Use linear regression with covariates team, opponent, and location to predict goal_diff (a game’s goal differential).
Use a multinomial logistic regression model with input pred_goal_diff to estimate probabilities of win, loss, and tie. Our rankings indicated that Germany, Brazil, and Spain were the top 3 teams, entirely plausible our eyes (as casual soccer fans).

In writing Monte Carlo simulations to estimate round-by-round probabilities of advacing, we began to notice a potential fault in our model. While it was easy enough to simulate game outcomes and award points (3 for win, 1 for tie, 0 for loss) given our estimated win, loss, and tie probabilites for each of the group stage games, breaking ties in the group standings to determine which two teams would advance to the knockout round presented more of a challenge. If two or more teams are tied on points after a round robin within the group, the first tie-breaker is net goal differtial, a country’s goals scored - goals allowed in the 3 group stage games. Our initial thought was to simply flip a coin to break ties, but this underestimates the probabiity that better teams advance past the group stage. Consider the following hypothethical scenario in group B:

	country	sim_points
1	Spain	9
2	Portugal	4
3	Morocco	4
4	Iran	0

Simply flipping a coin to determine whether Portugal or Morocco would advance in the above case almost certianly underestimates the chances that Portugal, the superior of the two, would have a larger goal differential than Morocco. So, was there a better way to account for goal differntial? Recall, goal_diff was the response variable of our linear regression. A nice result of simple linear regression is that for game $i$ , we have $\widehat Y_i$ normally distributed. Since $\widehat Y_i = \widehat \beta_0 + \widehat\beta X_i$ and each $\widehat \beta_i \sim N(\beta_i, \sigma_i^2)$ , $\widehat Y_j \sim N(\beta_0 + \beta X_j, \sum_i \sigma_i^2)$ Approximating such a distribution using prediction intervals for goal_diff, perhaps we could form net goal differential distributions for each team in group play and randomly draw from those distrubutions in the case of a tie in the group standings. Things quickly became not well-defined when trying to draw from $Y \sim N(\mu, \sigma^2) | Y \geq 1$ (in case of loss, $Y \leq -1$ ). Moreover, in the case of a tie, we’d be setting $Y = 0$ in our simulation, yet under the normal distribution, $P(Y = 0) = 0$ (in fact the probability $Y = c$ exactly is 0 any fixed constant $c$ ). By this point, we’d realized we were in trouble, as drawing from this continuous distribution for a discrete random variable didn’t make a lot of sense. Back to the drawing board.

Taking a Step Back

At this stage, there are two questions to consider. The first, is why didn’t a linear model, which had worked well for us in the case of basketball and football, work well in the case of soccer? Furthermore, we wondered, if not a linear model, what type of model would work best? The answer to both of these questions is best seen by looking at histograms of points/goals scored in soccer games vs. basketball games.

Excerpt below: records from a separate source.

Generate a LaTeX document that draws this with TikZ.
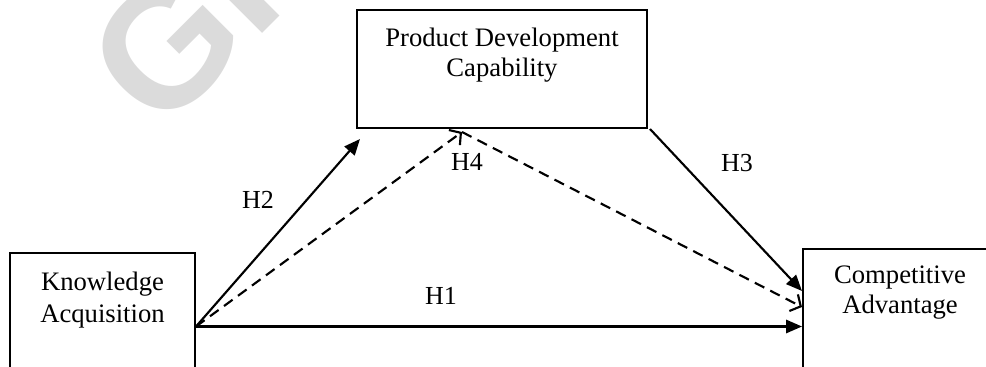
\documentclass[tikz,border=0pt]{standalone}
\usepackage{fontspec}
\setmainfont{Liberation Serif}
\newfontfamily\wmfont{Liberation Sans}
\usetikzlibrary{arrows.meta,calc}
\begin{document}
\begin{tikzpicture}[x=0.75pt,y=-0.75pt,
  box/.style={draw=black,line width=1.5pt,minimum width=#1,inner sep=0pt},
  txt/.style={font=\fontsize{20}{23}\selectfont,anchor=base,inner sep=0pt},
  lab/.style={font=\fontsize{19.5}{23}\selectfont,inner sep=0pt},
  solidarrow/.style={line width=1.6pt,-{Triangle[length=12pt,width=10pt]}},
  dasharrow/.style={line width=1.6pt,dash pattern=on 8pt off 5pt,-{Straight Barb[length=6pt,width=14pt,line width=1.6pt]}}]
\useasboundingbox (0,0) rectangle (986,367);
\clip (0,0) rectangle (986,367);
% watermark
\node[rotate=45,anchor=base west,inner sep=0pt,text=black!14,font=\wmfont\bfseries\fontsize{128}{128}\selectfont] (wm) at (160,136) {GRIN};
% boxes
\node[box=217.5pt,minimum height=88.5pt] (pdc) at (502,69) {};
\node[box=138.75pt,minimum height=110.25pt] (ka) at (102.5,326.5) {};
\node[box=145.5pt,minimum height=113.25pt] (ca) at (900,324.5) {};
% box texts
\node[txt] (pdc1) at (502,47) {Product Development};
\node[txt] (pdc2) at (502,77) {Capability};
\node[txt] (ka1) at (102.5,291) {Knowledge};
\node[txt] (ka2) at (102.5,322) {Acquisition};
\node[txt] (ca1) at (900,283) {Competitive};
\node[txt] (ca2) at (900,314) {Advantage};
% connectors
\coordinate (h2e) at ($(pdc.south west)+(4,10)$);
\coordinate (h3e) at ($(ca.north west)+(0,43)$);
\coordinate (h4t) at ($(pdc.south west)+(106,3)$);
\coordinate (h4e) at ($(ca.north west)+(0,59)$);
\draw[solidarrow] (ka.east) -- (ka.east -| ca.west);
\draw[solidarrow] (ka.east) -- (h2e);
\draw[solidarrow] ($(pdc.south east)+(2,0)$) -- (h3e);
\draw[dasharrow] (ka.east) -- (h4t);
\draw[dasharrow] (h4t) -- (h4e);
% labels
\node[lab] (H1) at (441,296) {H1};
\node[lab] (H2) at (258,200) {H2};
\node[lab] (H3) at (737,163) {H3};
\node[lab] (H4) at (467,162) {H4};
\end{tikzpicture}
\end{document}
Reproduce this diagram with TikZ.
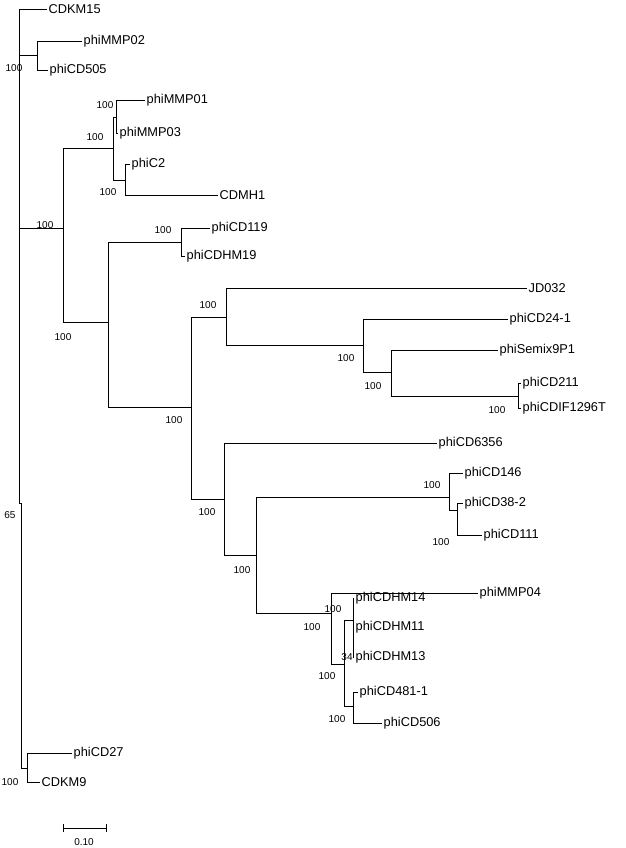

Based on the plots above, we see that the distribution of basketball scores looks like a bell curve, while the distribution of soccer scores does not. Rather, the distribution of soccer scores looks to be more like a Poisson distribution. Recall that the probability mass function (PMF) of the possion distribution with parameter $\lambda$ is by $P(X = k) = \frac{e^{-\lambda}\lambda^k}{x!} \textrm{ for } x = 0, 1, 2, ...$

Additionally, if $X \sim Pois(\lambda)$ , $\mathbb{E}(X) = \lambda$ . As $\lambda$ gets large, Poisson distributions become more and more like Guassians, hence the ability for sports with larger average scores (i.e. basketball) to be better modeled with a Normal Model than sports with lower scores (i.e. soccer, hockey). Since the difference of i.i.d. normal random variables is also normal, linear regression is perfectly fine for modeling score_diff is basketball. However, the difference of two i.i.d. poisson random variables is not normal nor poisson. Rather, the difference of two poisson random variables follows the skellam distribution. Thus, it seems like our best bet here is to use poisson regression for our model. In fact, several studies have shown that poisson regression is good for modeling soccer ¹ ² ³ ⁴.

Building the Model

The data, available on Kaggle, covers over 39,000 international soccer matches dating back to 1872. For the purpose of this model, we have chosen to use data for games played after January 1, 2014. Many major tournaments in soccer, the World Cup included, occur on a four year cycle, so using the last 4 years worth of data seemed natural.

Daniel Sheehan has written a fantastic blog post on using poisson regression to predict the outcomes of soccer games, and our model is based off of his work (he provides lots of examples in both R and Python, and we’d highly recommend reading it!).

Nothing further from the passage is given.